En 1305, Giotto di Bondone peint une scène bouleversante de tendresse: le baiser entre Joachim et Anne, parents de la Vierge Marie, devant la Porte dorée de Jérusalem. Cette fresque, visible dans la chapelle des Scrovegni à Padoue, est considérée comme le tout premier baiser de l’histoire de l’art occidental.
À Padoue, dans la pénombre sacrée de la chapelle des Scrovegni, une scène attire immédiatement le regard, par sa douceur inattendue. Deux visages se frôlent, deux fronts s’effleurent, deux bouches se cherchent. Ce n’est ni Roméo ni Juliette, ni Tristan ni Iseut. C’est Joachim et Anne, couple biblique et parents de Marie, la future mère du Christ. Peinte par Giotto di Bondone vers 1305, cette fresque représente ce que beaucoup considèrent comme le premier baiser de l’histoire de l’art occidental. Un geste d’amour conjugal, à la fois pudique et chargé d’émotion, qui marque une rupture radicale avec les conventions artistiques de son temps.
Le cycle dans lequel s’inscrit cette scène est monumental: 38 fresques racontent la vie de la Vierge, depuis l’expulsion de Joachim du Temple jusqu’à la Crucifixion du Christ. Giotto, figure majeure de la pré-Renaissance italienne, y développe une narration innovante, fondée sur l’expression des sentiments humains. Dans un monde encore dominé par l’art byzantin, figé et hiératique, il insuffle à ses personnages une vie intérieure, des gestes crédibles, des émotions palpables. Son style préfigure déjà le Quattrocento.
La scène du baiser se déroule devant la Porte dorée de Jérusalem, lieu symbolique où Joachim et Anne, séparés depuis de longs mois, se retrouvent après avoir reçu, chacun de leur côté, la visite d’un ange leur annonçant qu’ils concevront un enfant.
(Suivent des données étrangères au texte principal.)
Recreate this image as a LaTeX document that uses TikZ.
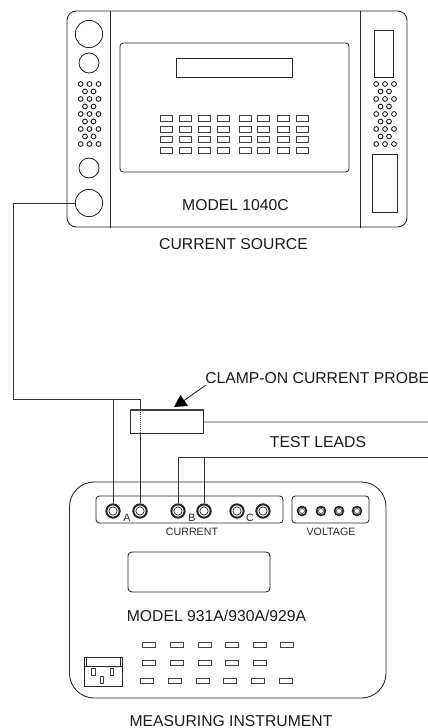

La Bible ne raconte pas cette rencontre; elle est tirée d’un texte ancien dont l’origine est incertaine, datant du IIe siècle, le Protévangile de Jacques, très populaire au Moyen Âge. L’épisode était donc connu du public chrétien du XIVe siècle, mais jamais il n’avait été représenté ainsi.
Un geste révolutionnaire
Dans la fresque, Joachim approche Anne avec une tendresse extrême. Leurs visages s’unissent dans une étreinte muette, leurs mains se tiennent avec une intensité retenue. L’émotion est contenue mais profonde. Ce n’est pas un baiser passionné ni une effusion sensuelle, mais un moment de joie pure, de reconnaissance réciproque, de promesse divine. Autour d’eux, deux femmes assistent discrètement à la scène, comme pour en souligner l’intimité et la rareté.
Ce que Giotto accomplit ici est inédit: il humanise les figures sacrées. Il leur donne des corps qui s’étreignent, des visages qui pleurent et des bouches qui s’embrassent. À une époque où la plupart des peintres représentaient encore la Vierge comme une icône figée, il la raconte à travers ses parents, ses origines charnelles et son enracinement affectif. L’incarnation du divin commence ici, dans ce baiser partagé par deux époux.
Techniquement, la scène témoigne aussi de la maîtrise nouvelle de Giotto: l’espace est crédible, les architectures sont en perspective, les drapés ont du volume et les personnages ont du poids. Giotto ne cherche plus à illustrer des vérités théologiques abstraites, mais à émouvoir, à faire ressentir la foi à travers l’expérience humaine. C’est pour cela que la scène touche encore aujourd’hui.
Certains historiens de l’art, comme Erwin Panofsky, ont souligné à quel point cette scène préfigure les recherches ultérieures de la Renaissance sur le naturalisme et la psychologie. D’autres, comme Georges Didi-Huberman, y voient le surgissement d’une «émotion vraie», c’est-à-dire d’un art où les sentiments ne sont pas seulement représentés, mais incarnés. Le baiser devient alors non seulement un acte d’amour, mais un moment de bascule pour l’histoire de la peinture occidentale.
L’œuvre de Giotto dans la chapelle des Scrovegni a exercé une influence majeure. Elle inspirera Masaccio, Fra Angelico, Piero della Francesca, jusqu’à Michel-Ange lui-même. La fresque du baiser a souvent été citée comme le point de départ d’un art plus humain, plus proche de l’expérience vécue, et donc, plus sensible à la chair qu’à l’abstraction.
Aujourd’hui encore, face à cette scène vieille de plus de sept siècles, le visiteur est saisi. Ce n’est pas seulement le «premier baiser de l’art occidental» qu’il contemple, mais le surgissement d’un nouveau regard. Un regard capable de voir dans le religieux non pas un dogme désincarné, mais une histoire d’hommes et de femmes, faite de séparation et de retrouvailles. Et, au milieu de tout cela, un baiser, pudique et éternel.